Your objective
The lines to extract run from the first line of the material below to the line containing "const ctx = document.getElementById('washChart');", both included; leave the pictures behind.

---- Task inputs

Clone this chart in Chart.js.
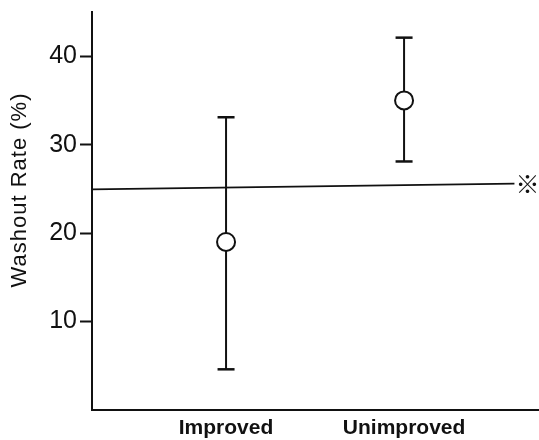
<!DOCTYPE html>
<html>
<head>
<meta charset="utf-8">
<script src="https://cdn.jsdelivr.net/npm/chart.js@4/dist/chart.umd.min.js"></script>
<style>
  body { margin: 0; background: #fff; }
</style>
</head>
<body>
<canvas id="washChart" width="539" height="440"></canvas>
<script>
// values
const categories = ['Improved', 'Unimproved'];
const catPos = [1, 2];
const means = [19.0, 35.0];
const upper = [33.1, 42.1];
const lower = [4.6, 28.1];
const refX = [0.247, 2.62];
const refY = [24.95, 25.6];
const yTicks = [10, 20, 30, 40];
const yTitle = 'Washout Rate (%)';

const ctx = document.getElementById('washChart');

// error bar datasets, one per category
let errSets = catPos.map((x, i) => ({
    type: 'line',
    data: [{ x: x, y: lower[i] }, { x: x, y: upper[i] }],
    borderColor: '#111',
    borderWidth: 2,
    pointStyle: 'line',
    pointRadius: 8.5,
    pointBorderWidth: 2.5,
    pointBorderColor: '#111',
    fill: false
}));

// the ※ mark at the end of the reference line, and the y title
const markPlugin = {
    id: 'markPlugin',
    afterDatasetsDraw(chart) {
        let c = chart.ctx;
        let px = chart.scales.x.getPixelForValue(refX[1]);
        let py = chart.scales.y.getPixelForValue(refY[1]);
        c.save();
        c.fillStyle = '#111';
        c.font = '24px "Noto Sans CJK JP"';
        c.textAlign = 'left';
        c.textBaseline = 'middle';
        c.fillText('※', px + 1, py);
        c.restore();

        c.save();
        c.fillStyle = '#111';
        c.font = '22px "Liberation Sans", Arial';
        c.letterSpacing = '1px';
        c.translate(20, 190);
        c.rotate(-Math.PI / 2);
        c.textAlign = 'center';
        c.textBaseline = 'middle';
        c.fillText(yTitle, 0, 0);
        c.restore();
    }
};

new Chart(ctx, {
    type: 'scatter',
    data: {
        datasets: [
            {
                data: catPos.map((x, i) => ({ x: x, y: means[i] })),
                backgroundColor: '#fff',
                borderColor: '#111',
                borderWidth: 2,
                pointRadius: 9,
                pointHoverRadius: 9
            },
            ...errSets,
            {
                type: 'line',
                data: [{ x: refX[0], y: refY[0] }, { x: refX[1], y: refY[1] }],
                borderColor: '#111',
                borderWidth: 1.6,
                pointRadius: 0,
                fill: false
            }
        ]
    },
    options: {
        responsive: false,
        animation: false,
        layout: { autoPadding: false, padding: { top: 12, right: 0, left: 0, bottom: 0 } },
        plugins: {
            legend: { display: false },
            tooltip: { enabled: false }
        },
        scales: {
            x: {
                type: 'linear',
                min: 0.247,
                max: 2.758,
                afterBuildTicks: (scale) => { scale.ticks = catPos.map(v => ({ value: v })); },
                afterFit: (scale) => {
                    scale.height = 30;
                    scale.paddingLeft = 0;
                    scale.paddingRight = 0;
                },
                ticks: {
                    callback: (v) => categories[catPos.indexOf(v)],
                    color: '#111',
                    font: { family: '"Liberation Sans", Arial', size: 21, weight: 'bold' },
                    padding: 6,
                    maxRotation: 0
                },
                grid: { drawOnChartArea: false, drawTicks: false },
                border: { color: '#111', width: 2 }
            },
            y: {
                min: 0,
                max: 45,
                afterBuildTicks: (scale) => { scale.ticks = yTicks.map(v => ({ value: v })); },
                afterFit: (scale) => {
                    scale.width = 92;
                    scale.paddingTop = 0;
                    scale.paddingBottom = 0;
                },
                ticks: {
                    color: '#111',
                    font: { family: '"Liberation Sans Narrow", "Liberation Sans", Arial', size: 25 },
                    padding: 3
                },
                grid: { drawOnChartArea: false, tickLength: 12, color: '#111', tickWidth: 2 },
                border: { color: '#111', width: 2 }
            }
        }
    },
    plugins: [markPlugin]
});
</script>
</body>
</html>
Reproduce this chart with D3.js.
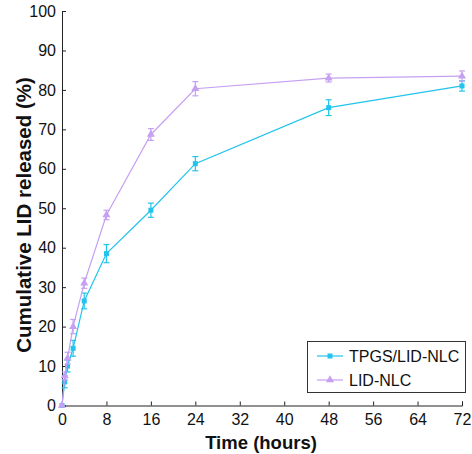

--------

Full response
Clone this chart in Chart.js.
<!DOCTYPE html>
<html>
<head>
<meta charset="utf-8">
<script src="https://cdn.jsdelivr.net/npm/chart.js@4/dist/chart.umd.min.js"></script>
<style>
  body { margin: 0; background: #fff; }
</style>
</head>
<body>
<canvas id="washChart" width="539" height="440"></canvas>
<script>
// values
const categories = ['Improved', 'Unimproved'];
const catPos = [1, 2];
const means = [19.0, 35.0];
const upper = [33.1, 42.1];
const lower = [4.6, 28.1];
const refX = [0.247, 2.62];
const refY = [24.95, 25.6];
const yTicks = [10, 20, 30, 40];
const yTitle = 'Washout Rate (%)';

const ctx = document.getElementById('washChart');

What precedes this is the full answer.